--- COLLECTED DATA ---
--------------------------------------------------
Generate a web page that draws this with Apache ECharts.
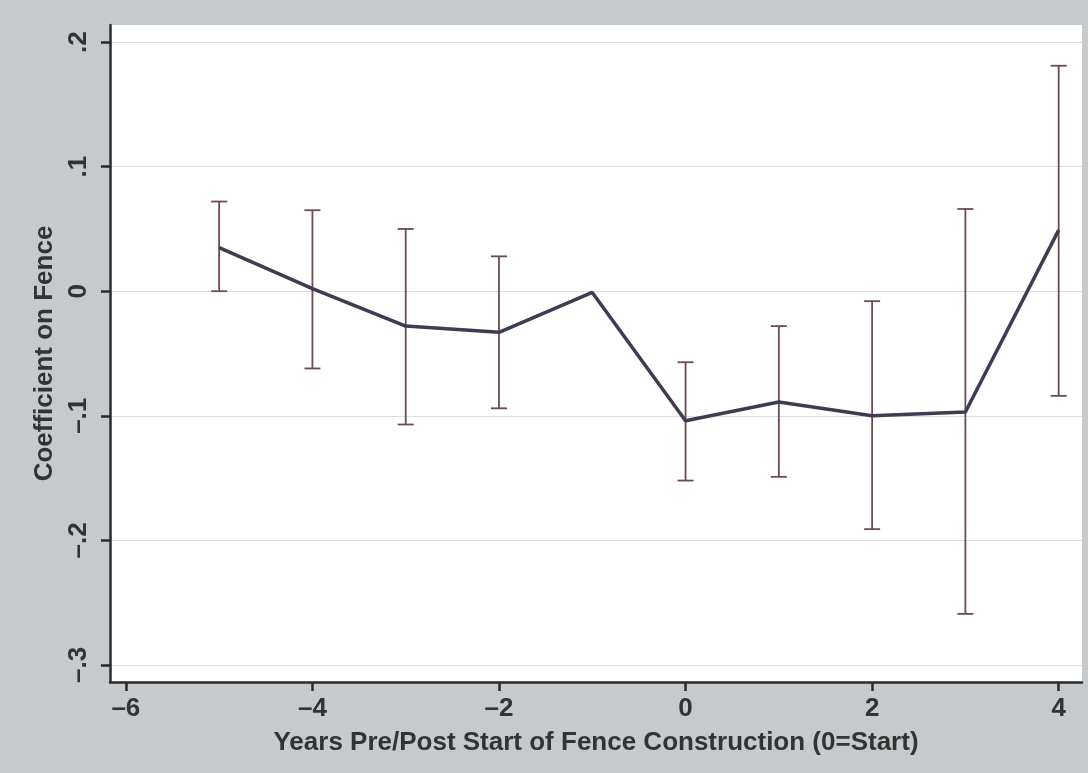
<!DOCTYPE html>
<html>
<head>
<meta charset="utf-8">
<script src="https://cdn.jsdelivr.net/npm/echarts@6/dist/echarts.min.js"></script>
<style>
html, body { margin: 0; padding: 0; background: #c7cacd; }
#main { width: 1088px; height: 773px; }
</style>
</head>
<body>
<div id="main"></div>
<script>
// years relative to fence start, point estimates and 95% CI bounds
var years = [-5, -4, -3, -2, -1, 0, 1, 2, 3, 4];
var coef = [0.035, 0.002, -0.028, -0.033, -0.001, -0.104, -0.089, -0.100, -0.097, 0.049];
var ciUpper = [0.072, 0.065, 0.050, 0.028, null, -0.057, -0.028, -0.008, 0.066, 0.181];
var ciLower = [0.000, -0.062, -0.107, -0.094, null, -0.152, -0.149, -0.191, -0.259, -0.084];
var xTicks = [-6, -4, -2, 0, 2, 4];
var yTicks = [-0.3, -0.2, -0.1, 0, 0.1, 0.2];
var yTickText = { '-0.3': '\u2013.3', '-0.2': '\u2013.2', '-0.1': '\u2013.1', '0': '0', '0.1': '.1', '0.2': '.2' };

var chart = echarts.init(document.getElementById('main'));

var lineData = years.map(function (y, i) { return [y, coef[i]]; });
var barData = [];
years.forEach(function (y, i) {
    if (ciUpper[i] !== null) barData.push([y, ciLower[i], ciUpper[i]]);
});

var labelFont = 'Liberation Sans, Arial, sans-serif';

option = {
    backgroundColor: '#c7cacd',
    animation: false,
    grid: {
        left: 110, right: 6, top: 25, bottom: 91,
        show: true, backgroundColor: '#ffffff', borderWidth: 0
    },
    xAxis: {
        type: 'value',
        min: -6.17, max: 4.25,
        name: 'Years Pre/Post Start of Fence Construction (0=Start)',
        nameLocation: 'middle',
        nameGap: 48,
        nameTextStyle: { fontFamily: labelFont, fontWeight: 'bold', fontSize: 26, color: '#333' },
        axisLine: { onZero: false, lineStyle: { color: '#2b2b2b', width: 2.5 } },
        axisTick: { length: 9, lineStyle: { color: '#2b2b2b', width: 2.5 }, customValues: xTicks },
        axisLabel: {
            customValues: xTicks, margin: 14,
            fontFamily: labelFont, fontWeight: 'bold', fontSize: 26, color: '#333',
            formatter: function (v) { return v < 0 ? '\u2013' + (-v) : '' + v; }
        },
        splitLine: { show: false }
    },
    yAxis: {
        type: 'value',
        min: -0.3137, max: 0.2137,
        name: 'Coefficient on Fence',
        nameLocation: 'middle',
        nameGap: 52,
        nameTextStyle: { fontFamily: labelFont, fontWeight: 'bold', fontSize: 26, color: '#333' },
        axisLine: { onZero: false, lineStyle: { color: '#2b2b2b', width: 2.5 } },
        axisTick: { length: 9, lineStyle: { color: '#2b2b2b', width: 2.5 }, customValues: yTicks },
        axisLabel: {
            customValues: yTicks, rotate: 90, margin: 18,
            fontFamily: labelFont, fontWeight: 'bold', fontSize: 26, color: '#333',
            formatter: function (v) { return yTickText[String(Math.round(v * 10) / 10)]; }
        },
        splitLine: { show: true, lineStyle: { color: '#dcdee0', width: 1 } }
    },
    series: [
        {
            type: 'custom',
            data: barData,
            z: 2,
            renderItem: function (params, api) {
                var x = api.value(0);
                var lo = api.coord([x, api.value(1)]);
                var hi = api.coord([x, api.value(2)]);
                var cap = 8;
                var style = { stroke: '#6d4b4f', lineWidth: 1.8 };
                return {
                    type: 'group',
                    children: [
                        { type: 'line', shape: { x1: lo[0], y1: lo[1], x2: hi[0], y2: hi[1] }, style: style },
                        { type: 'line', shape: { x1: lo[0] - cap, y1: lo[1], x2: lo[0] + cap, y2: lo[1] }, style: style },
                        { type: 'line', shape: { x1: hi[0] - cap, y1: hi[1], x2: hi[0] + cap, y2: hi[1] }, style: style }
                    ]
                };
            }
        },
        {
            type: 'line',
            data: lineData,
            z: 3,
            symbol: 'none',
            lineStyle: { color: '#3b3d52', width: 3.5 }
        }
    ]
};

chart.setOption(option);
</script>
</body>
</html>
--------------------------------------------------
--- WORK REQUIRED ---
Reproduce the material word for word, minus the images.

--- ANSWER ---
Generate a web page that draws this with Apache ECharts.
<!DOCTYPE html>
<html>
<head>
<meta charset="utf-8">
<script src="https://cdn.jsdelivr.net/npm/echarts@6/dist/echarts.min.js"></script>
<style>
html, body { margin: 0; padding: 0; background: #c7cacd; }
#main { width: 1088px; height: 773px; }
</style>
</head>
<body>
<div id="main"></div>
<script>
// years relative to fence start, point estimates and 95% CI bounds
var years = [-5, -4, -3, -2, -1, 0, 1, 2, 3, 4];
var coef = [0.035, 0.002, -0.028, -0.033, -0.001, -0.104, -0.089, -0.100, -0.097, 0.049];
var ciUpper = [0.072, 0.065, 0.050, 0.028, null, -0.057, -0.028, -0.008, 0.066, 0.181];
var ciLower = [0.000, -0.062, -0.107, -0.094, null, -0.152, -0.149, -0.191, -0.259, -0.084];
var xTicks = [-6, -4, -2, 0, 2, 4];
var yTicks = [-0.3, -0.2, -0.1, 0, 0.1, 0.2];
var yTickText = { '-0.3': '\u2013.3', '-0.2': '\u2013.2', '-0.1': '\u2013.1', '0': '0', '0.1': '.1', '0.2': '.2' };

var chart = echarts.init(document.getElementById('main'));

var lineData = years.map(function (y, i) { return [y, coef[i]]; });
var barData = [];
years.forEach(function (y, i) {
    if (ciUpper[i] !== null) barData.push([y, ciLower[i], ciUpper[i]]);
});

var labelFont = 'Liberation Sans, Arial, sans-serif';

option = {
    backgroundColor: '#c7cacd',
    animation: false,
    grid: {
        left: 110, right: 6, top: 25, bottom: 91,
        show: true, backgroundColor: '#ffffff', borderWidth: 0
    },
    xAxis: {
        type: 'value',
        min: -6.17, max: 4.25,
        name: 'Years Pre/Post Start of Fence Construction (0=Start)',
        nameLocation: 'middle',
        nameGap: 48,
        nameTextStyle: { fontFamily: labelFont, fontWeight: 'bold', fontSize: 26, color: '#333' },
        axisLine: { onZero: false, lineStyle: { color: '#2b2b2b', width: 2.5 } },
        axisTick: { length: 9, lineStyle: { color: '#2b2b2b', width: 2.5 }, customValues: xTicks },
        axisLabel: {
            customValues: xTicks, margin: 14,
            fontFamily: labelFont, fontWeight: 'bold', fontSize: 26, color: '#333',
            formatter: function (v) { return v < 0 ? '\u2013' + (-v) : '' + v; }
        },
        splitLine: { show: false }
    },
    yAxis: {
        type: 'value',
        min: -0.3137, max: 0.2137,
        name: 'Coefficient on Fence',
        nameLocation: 'middle',
        nameGap: 52,
        nameTextStyle: { fontFamily: labelFont, fontWeight: 'bold', fontSize: 26, color: '#333' },
        axisLine: { onZero: false, lineStyle: { color: '#2b2b2b', width: 2.5 } },
        axisTick: { length: 9, lineStyle: { color: '#2b2b2b', width: 2.5 }, customValues: yTicks },
        axisLabel: {
            customValues: yTicks, rotate: 90, margin: 18,
            fontFamily: labelFont, fontWeight: 'bold', fontSize: 26, color: '#333',
            formatter: function (v) { return yTickText[String(Math.round(v * 10) / 10)]; }
        },
        splitLine: { show: true, lineStyle: { color: '#dcdee0', width: 1 } }
    },
    series: [
        {
            type: 'custom',
            data: barData,
            z: 2,
            renderItem: function (params, api) {
                var x = api.value(0);
                var lo = api.coord([x, api.value(1)]);
                var hi = api.coord([x, api.value(2)]);
                var cap = 8;
                var style = { stroke: '#6d4b4f', lineWidth: 1.8 };
                return {
                    type: 'group',
                    children: [
                        { type: 'line', shape: { x1: lo[0], y1: lo[1], x2: hi[0], y2: hi[1] }, style: style },
                        { type: 'line', shape: { x1: lo[0] - cap, y1: lo[1], x2: lo[0] + cap, y2: lo[1] }, style: style },
                        { type: 'line', shape: { x1: hi[0] - cap, y1: hi[1], x2: hi[0] + cap, y2: hi[1] }, style: style }
                    ]
                };
            }
        },
        {
            type: 'line',
            data: lineData,
            z: 3,
            symbol: 'none',
            lineStyle: { color: '#3b3d52', width: 3.5 }
        }
    ]
};

chart.setOption(option);
</script>
</body>
</html>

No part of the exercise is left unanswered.